__AVAILABLE DATA__:

# # # #

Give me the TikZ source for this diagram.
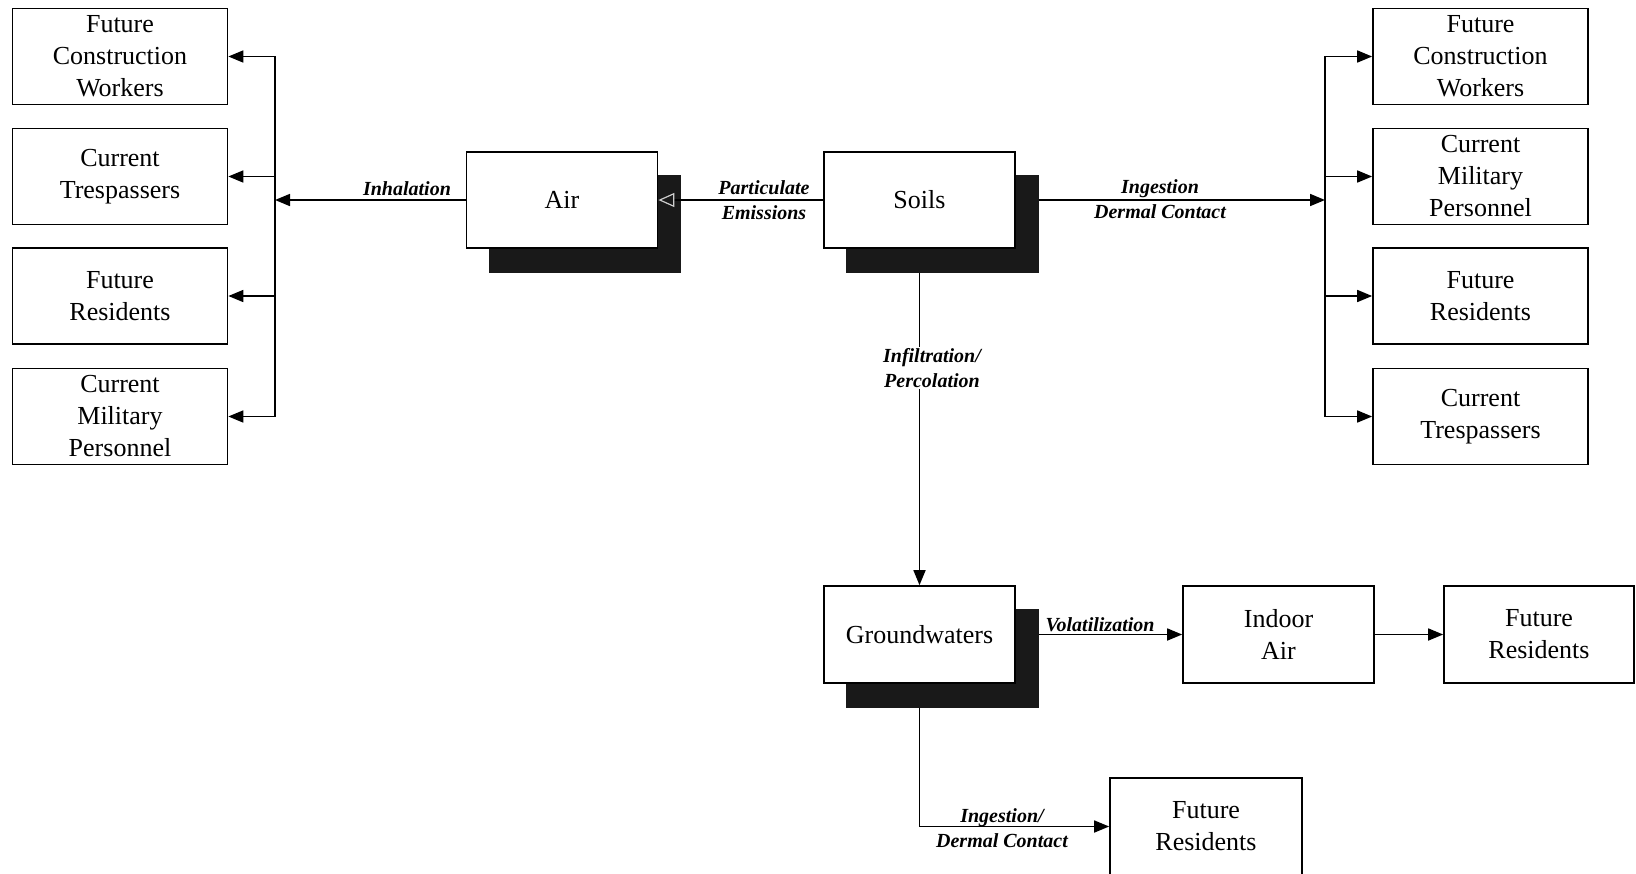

# # # #

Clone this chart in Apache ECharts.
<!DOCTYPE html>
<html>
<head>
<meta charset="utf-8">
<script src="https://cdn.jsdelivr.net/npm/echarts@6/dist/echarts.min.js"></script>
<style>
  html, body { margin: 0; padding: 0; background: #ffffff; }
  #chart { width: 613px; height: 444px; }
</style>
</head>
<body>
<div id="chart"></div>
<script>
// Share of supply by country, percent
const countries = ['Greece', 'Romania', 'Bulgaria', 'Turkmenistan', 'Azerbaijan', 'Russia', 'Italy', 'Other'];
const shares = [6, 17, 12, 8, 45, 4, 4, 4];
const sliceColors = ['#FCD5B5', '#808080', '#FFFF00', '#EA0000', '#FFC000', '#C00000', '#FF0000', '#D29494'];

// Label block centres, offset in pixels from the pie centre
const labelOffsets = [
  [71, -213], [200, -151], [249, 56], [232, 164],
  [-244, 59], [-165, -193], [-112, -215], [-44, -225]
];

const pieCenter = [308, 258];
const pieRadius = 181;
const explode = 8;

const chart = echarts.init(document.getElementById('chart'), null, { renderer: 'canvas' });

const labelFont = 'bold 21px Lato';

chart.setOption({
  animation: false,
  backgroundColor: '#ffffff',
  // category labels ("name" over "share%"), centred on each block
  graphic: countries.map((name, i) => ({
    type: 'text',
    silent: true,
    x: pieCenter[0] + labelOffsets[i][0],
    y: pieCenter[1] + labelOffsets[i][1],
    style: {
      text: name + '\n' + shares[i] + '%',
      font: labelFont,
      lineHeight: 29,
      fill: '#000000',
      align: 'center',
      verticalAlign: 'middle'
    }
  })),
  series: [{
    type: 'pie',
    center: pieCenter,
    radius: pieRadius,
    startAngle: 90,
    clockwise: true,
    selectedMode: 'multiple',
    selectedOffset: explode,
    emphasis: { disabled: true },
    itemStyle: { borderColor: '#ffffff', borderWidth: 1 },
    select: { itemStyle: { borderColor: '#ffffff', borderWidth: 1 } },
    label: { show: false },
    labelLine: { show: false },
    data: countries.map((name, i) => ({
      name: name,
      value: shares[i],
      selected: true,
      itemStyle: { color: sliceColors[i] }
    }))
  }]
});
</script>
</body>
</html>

# # # #

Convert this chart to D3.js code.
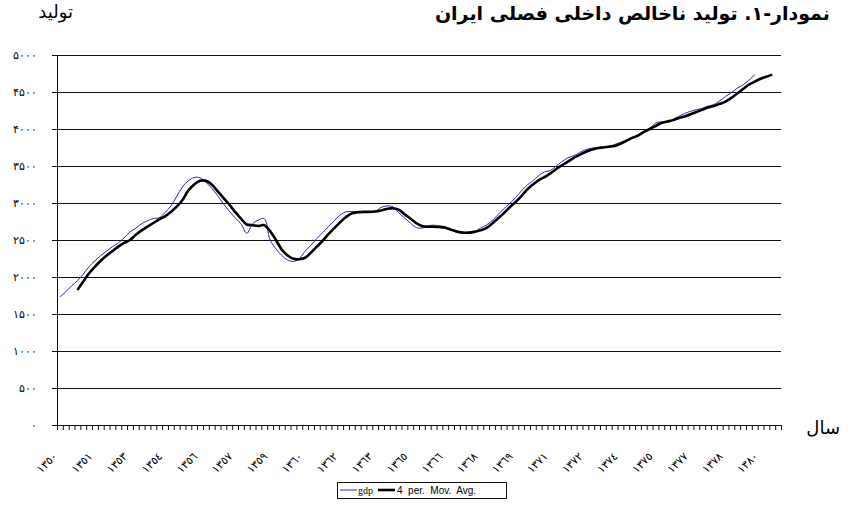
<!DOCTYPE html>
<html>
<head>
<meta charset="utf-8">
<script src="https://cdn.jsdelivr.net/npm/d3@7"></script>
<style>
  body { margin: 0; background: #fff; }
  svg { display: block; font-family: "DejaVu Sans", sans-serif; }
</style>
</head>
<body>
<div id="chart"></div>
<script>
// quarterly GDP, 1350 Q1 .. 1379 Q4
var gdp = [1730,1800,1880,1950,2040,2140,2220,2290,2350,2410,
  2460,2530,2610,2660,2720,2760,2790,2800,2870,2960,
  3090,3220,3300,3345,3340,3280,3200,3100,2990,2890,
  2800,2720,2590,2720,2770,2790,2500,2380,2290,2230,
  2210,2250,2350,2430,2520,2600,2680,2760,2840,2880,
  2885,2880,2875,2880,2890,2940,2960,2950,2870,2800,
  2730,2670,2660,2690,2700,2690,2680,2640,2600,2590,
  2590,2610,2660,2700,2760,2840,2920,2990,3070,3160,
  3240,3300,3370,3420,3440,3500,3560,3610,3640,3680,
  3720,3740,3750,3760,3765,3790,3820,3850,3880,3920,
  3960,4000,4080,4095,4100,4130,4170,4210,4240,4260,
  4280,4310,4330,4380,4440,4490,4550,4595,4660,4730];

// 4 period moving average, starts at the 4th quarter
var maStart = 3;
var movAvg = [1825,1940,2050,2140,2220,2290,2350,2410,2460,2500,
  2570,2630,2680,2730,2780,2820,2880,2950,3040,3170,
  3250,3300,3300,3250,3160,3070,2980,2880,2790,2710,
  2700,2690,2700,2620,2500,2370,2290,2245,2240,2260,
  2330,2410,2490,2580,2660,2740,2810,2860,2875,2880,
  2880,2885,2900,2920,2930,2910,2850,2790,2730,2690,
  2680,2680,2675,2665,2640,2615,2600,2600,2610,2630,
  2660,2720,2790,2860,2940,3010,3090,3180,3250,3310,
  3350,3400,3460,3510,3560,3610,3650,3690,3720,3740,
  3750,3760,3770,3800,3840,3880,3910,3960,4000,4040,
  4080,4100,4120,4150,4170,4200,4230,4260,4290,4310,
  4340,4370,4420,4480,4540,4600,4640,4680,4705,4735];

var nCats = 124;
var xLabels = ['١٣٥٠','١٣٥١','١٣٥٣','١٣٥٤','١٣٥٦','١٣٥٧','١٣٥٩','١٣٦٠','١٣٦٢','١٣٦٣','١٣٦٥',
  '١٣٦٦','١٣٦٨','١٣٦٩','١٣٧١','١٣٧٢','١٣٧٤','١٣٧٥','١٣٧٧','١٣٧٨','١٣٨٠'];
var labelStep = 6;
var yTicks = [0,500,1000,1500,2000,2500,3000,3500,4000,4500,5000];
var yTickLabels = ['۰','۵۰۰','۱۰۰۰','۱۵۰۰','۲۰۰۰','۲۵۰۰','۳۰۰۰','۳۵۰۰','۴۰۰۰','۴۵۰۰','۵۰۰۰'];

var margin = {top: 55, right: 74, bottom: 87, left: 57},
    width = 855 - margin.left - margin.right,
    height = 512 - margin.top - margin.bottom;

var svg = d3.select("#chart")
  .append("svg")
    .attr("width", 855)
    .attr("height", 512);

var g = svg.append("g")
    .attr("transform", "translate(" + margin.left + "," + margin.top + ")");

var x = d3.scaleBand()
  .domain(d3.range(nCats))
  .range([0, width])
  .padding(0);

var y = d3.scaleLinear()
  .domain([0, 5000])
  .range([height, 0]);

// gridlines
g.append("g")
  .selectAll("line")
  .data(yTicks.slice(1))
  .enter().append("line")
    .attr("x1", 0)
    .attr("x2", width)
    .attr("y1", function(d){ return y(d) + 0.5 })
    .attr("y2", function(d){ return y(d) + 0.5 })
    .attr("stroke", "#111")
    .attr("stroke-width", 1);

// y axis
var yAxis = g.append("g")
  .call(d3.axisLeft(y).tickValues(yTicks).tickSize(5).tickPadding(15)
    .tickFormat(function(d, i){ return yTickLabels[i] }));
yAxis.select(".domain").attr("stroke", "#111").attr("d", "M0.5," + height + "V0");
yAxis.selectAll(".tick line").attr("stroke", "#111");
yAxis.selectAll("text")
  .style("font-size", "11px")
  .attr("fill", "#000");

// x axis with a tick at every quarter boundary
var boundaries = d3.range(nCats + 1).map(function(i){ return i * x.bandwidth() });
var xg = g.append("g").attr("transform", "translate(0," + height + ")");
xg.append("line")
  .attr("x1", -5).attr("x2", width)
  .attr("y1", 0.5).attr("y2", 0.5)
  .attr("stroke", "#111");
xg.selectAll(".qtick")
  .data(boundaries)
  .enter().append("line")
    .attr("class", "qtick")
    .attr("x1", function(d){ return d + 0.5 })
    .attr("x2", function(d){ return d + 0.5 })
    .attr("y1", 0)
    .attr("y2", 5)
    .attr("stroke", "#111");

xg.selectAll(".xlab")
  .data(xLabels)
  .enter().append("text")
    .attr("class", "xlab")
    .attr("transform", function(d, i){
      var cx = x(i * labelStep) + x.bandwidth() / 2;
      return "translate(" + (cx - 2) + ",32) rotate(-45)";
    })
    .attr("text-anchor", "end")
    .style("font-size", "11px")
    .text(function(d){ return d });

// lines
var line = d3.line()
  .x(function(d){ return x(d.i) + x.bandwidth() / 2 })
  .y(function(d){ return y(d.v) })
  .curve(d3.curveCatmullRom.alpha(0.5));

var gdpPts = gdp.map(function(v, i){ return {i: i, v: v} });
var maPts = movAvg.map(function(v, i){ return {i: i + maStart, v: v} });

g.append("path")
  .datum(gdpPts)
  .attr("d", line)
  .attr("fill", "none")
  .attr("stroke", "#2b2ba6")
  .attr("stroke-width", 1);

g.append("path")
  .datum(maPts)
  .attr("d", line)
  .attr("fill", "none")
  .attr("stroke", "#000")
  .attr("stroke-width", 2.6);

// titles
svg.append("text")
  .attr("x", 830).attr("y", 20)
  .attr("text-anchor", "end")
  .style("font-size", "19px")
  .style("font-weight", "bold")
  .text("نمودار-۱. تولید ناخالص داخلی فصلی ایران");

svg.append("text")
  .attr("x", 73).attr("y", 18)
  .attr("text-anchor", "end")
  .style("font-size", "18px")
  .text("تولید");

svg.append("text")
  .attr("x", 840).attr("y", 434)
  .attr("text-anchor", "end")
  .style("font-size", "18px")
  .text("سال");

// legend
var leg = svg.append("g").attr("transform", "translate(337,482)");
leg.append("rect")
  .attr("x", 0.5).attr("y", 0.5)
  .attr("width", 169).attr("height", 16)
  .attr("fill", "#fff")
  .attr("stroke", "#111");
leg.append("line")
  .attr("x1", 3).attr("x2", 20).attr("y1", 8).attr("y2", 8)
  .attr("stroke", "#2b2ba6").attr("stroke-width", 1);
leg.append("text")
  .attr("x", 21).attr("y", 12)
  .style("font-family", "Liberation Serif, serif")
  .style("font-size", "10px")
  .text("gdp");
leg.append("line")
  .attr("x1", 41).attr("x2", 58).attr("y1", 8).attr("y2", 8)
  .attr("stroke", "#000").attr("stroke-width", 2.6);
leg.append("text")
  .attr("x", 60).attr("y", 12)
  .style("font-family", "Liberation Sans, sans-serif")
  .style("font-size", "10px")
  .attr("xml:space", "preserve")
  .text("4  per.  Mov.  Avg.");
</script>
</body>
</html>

# # # #

__GOAL__:
Go through the material and copy out every line with "this" in it.

__RESPONSE__:
Give me the TikZ source for this diagram.
Clone this chart in Apache ECharts.
Convert this chart to D3.js code.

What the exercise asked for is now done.